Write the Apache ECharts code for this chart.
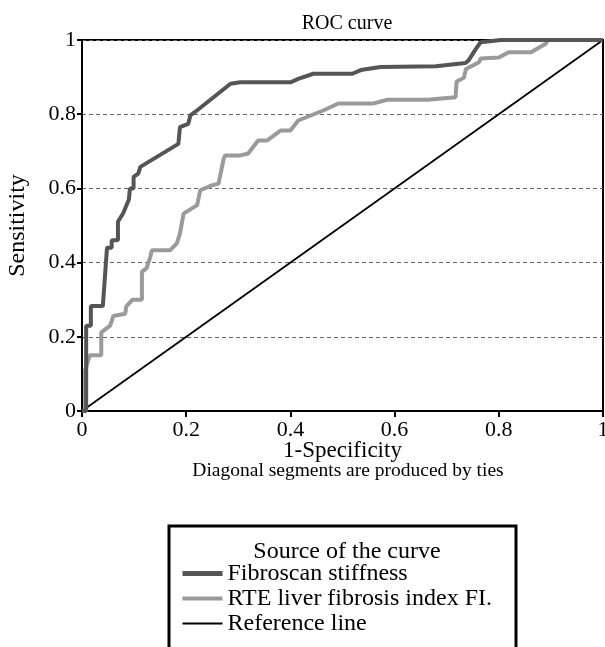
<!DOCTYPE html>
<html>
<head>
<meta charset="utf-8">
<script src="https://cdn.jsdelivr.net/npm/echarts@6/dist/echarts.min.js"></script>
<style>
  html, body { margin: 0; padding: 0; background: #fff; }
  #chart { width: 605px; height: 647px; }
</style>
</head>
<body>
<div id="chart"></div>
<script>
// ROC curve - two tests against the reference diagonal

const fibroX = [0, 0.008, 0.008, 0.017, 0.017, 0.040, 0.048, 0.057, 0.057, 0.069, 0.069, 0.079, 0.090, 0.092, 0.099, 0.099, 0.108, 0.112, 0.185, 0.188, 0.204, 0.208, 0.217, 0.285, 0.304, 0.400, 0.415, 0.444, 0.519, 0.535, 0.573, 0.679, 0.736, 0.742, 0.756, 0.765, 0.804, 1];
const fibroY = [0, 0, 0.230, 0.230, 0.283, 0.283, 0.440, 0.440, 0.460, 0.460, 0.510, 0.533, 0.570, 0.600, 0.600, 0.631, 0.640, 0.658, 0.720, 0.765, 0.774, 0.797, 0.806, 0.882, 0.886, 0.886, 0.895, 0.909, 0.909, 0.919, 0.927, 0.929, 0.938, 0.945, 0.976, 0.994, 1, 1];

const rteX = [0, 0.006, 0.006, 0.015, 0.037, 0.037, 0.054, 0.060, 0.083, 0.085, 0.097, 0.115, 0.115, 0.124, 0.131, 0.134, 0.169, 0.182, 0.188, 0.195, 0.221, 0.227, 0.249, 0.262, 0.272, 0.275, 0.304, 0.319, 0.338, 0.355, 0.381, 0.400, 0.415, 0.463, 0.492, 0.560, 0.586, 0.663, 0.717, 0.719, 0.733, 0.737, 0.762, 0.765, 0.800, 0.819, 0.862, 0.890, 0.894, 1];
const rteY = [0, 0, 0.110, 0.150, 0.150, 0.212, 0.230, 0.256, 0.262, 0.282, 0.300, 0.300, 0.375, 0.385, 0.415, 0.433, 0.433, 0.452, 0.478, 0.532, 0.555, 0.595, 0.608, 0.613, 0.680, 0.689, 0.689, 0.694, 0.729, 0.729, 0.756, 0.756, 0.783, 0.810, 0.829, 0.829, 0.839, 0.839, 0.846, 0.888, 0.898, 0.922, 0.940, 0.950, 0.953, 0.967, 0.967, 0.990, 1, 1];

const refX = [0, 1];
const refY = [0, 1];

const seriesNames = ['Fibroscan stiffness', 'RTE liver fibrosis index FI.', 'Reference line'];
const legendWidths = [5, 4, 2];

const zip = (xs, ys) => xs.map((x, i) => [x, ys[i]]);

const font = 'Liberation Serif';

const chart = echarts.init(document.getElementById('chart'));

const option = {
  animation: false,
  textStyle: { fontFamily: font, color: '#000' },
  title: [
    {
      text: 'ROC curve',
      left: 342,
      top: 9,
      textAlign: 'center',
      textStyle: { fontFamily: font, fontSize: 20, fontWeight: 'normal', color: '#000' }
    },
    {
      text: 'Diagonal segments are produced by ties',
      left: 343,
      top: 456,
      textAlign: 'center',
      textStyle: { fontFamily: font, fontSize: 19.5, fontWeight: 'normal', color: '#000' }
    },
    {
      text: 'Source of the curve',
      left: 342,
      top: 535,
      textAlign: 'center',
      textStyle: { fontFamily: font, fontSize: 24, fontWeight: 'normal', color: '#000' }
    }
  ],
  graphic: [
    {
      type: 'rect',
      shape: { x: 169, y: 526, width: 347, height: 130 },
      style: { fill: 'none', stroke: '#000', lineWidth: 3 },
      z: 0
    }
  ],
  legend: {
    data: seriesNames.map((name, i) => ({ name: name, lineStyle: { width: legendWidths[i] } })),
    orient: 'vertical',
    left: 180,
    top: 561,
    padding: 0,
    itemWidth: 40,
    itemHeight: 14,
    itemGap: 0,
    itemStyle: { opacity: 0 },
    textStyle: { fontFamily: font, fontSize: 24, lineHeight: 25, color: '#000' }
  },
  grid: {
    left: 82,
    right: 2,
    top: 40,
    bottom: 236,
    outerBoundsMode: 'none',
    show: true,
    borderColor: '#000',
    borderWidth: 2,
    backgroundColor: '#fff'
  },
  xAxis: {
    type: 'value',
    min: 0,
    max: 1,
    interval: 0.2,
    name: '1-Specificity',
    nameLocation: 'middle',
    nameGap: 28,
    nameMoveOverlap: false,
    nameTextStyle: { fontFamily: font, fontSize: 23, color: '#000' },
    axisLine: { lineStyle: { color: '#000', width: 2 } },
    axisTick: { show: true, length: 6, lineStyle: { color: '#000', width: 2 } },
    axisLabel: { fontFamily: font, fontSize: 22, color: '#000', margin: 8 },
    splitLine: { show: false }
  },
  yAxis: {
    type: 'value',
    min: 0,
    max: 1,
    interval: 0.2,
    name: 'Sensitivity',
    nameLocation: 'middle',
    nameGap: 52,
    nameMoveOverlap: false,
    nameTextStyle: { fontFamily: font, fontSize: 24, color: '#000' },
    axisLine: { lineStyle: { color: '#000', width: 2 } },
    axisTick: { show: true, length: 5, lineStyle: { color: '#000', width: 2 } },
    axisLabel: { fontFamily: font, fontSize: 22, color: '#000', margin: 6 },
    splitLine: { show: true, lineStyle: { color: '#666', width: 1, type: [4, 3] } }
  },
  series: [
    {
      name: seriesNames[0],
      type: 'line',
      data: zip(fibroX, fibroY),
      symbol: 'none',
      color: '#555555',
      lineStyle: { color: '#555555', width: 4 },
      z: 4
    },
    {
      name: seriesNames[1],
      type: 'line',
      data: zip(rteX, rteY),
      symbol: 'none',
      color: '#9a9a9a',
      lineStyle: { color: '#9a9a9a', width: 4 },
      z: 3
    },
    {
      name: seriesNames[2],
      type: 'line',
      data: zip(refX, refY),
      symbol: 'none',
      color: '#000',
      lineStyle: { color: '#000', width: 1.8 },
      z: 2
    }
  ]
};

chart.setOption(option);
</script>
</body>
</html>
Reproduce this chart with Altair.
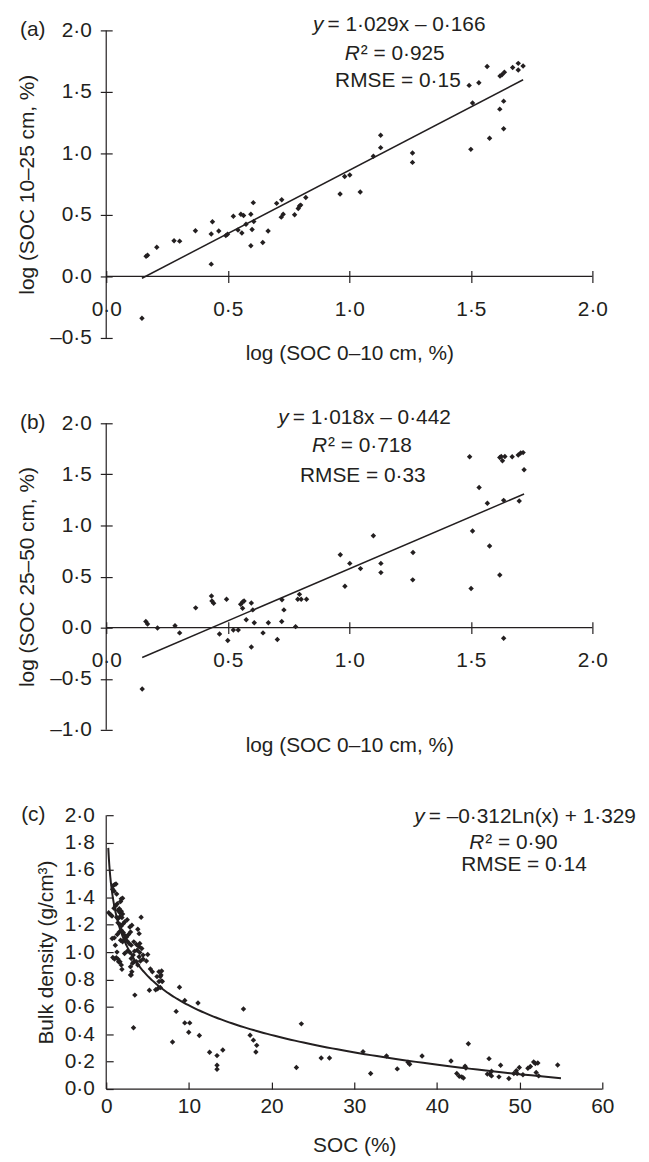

━━━━━━━━━━━━━━━━━━━━

-- Directions --
Copy each line of the entries that includes the word "this".

-- Correct output --
Write the Apache ECharts code for this chart.
Reproduce this chart with Altair.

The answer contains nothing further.